Conversely, swiping the screen with two fingers instead of one to cut with the Truth Sword works terribly in practice since it’s easy for the Vita to only register one finger and result in you slashing the phrase, which is an excellent way to trip you up. In this case, the only viable method is to press Triangle instead.
Another example works to somehow bridge the gap between poor controls and poor design and that honor goes to the PTA segments. The controls are sloppy (both touch screen and buttons), the rhythm aspect is strange and off-balance and keeping track of the inflicted upon the shields is quite confusing. In fact, I’ve found that the best way to complete this section is simply to rapidly tap the screen/X button until all the shields are destroyed.
On the side of poor design choice is the (Improved) Hangman’s Gambit. Funny enough, I overall enjoyed this iteration of Hangman’s Gambit way more than the first game’s, since it requires you to really pay attention to the letters and what’s going on the screen but in a fun mini-game form instead of the barebones “tap this letter a few times” of the title before. That being said, there are issues I cannot ignore. First is that you will most likely be forced to take Influence Gauge damage as it’s nearly impossible to try and move letters out of the way while waiting for two of the correct ones to appear, especially since you can only store one letter at a time and you need to store letters to both move and combine them.

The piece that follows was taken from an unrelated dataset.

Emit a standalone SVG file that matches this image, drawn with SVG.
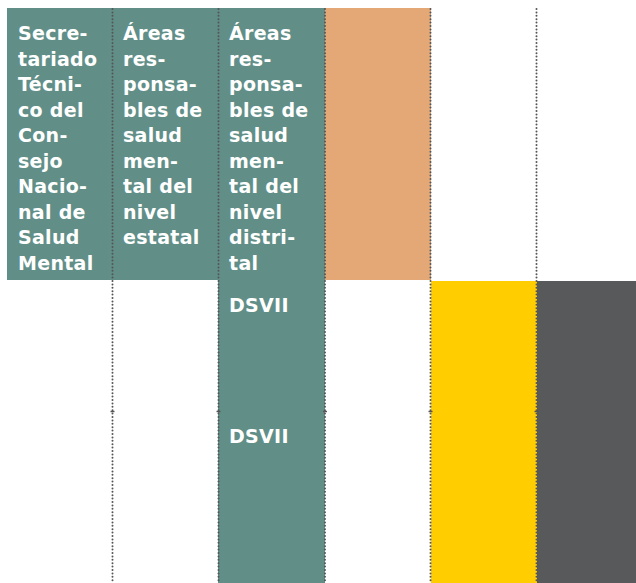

Another trouble I had was actually waiting for two of the same letter to appear. Letters scroll at random, which means you either get the right ones immediately or you have to wait. Once I waited for a second letter for nearly 30 seconds, unacceptable under a strict time limit. This wasn’t an “oh I’m being punished for missing my letter” type of deal either, but more of a “I’m actually waiting half a minute for this letter to appear” deal. Deviations like this really add up and add artificial tension to the game as you pray you can form the word or phrase in time.
Moving on to positives again, the music is once again masterfully composed by No More Heroes composer Masafumi Takada. A few old favorites return alongside some nice remixes and brand new tracks; every song holds weight and is used during the perfect moments. Goodbye Despair also features the same artstyle, and the few still-screens and animated cutscenes are impeccably detailed with an excellent shading style that makes everything really pop out.

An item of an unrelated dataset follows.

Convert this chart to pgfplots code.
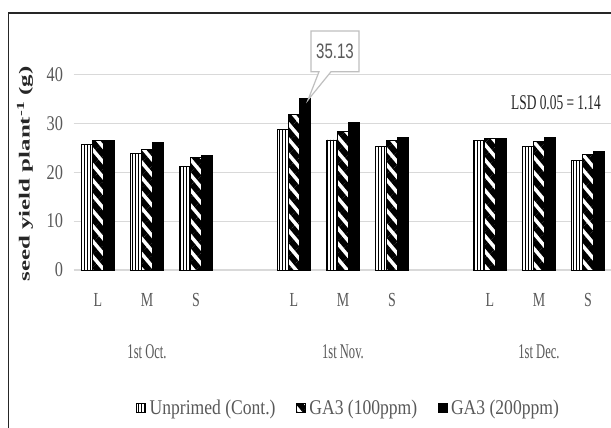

Just as in the last game, there’s a bonus mode you can play upon the main story’s completion called Island Mode. It’s essentially a full-on dating sim and takes place in a Goodbye Despair alternate timeline in which Usami’s class trip is successful and the Hope’s Peak Academy students are able to enjoy themselves, no strings attached. A second bonus mode called Magical Miracle Girl Monomi unlocks after the first chapter is cleared, and it has you play Usami aka Monomi as she battles Monokuma’s Monobeasts (terrifying machines that bar entry into other islands connected to Jabberwock Island). Finally you can unlock the short story Danganronpa IF after beating the game, which is based on an alternate timeline in Danganronpa: Trigger Havoc Happy.
Danganronpa 2: Goodbye Despair isn’t a game content to ride on the coattails of its predecessor. The developers instead elected to completely re-imagine nearly every aspect of the underlining story and gameplay. Certainly a risky gambit on Spike Chunsoft’s part and it paid off in some ways while falling short in others.
Despite its shortcomings, this sequel is still more than worth the price of admission as it delivers on its visual novel status with an excellent plot, unique gameplay and a wealth of bonus content that will keep you entertained long after the main story is complete.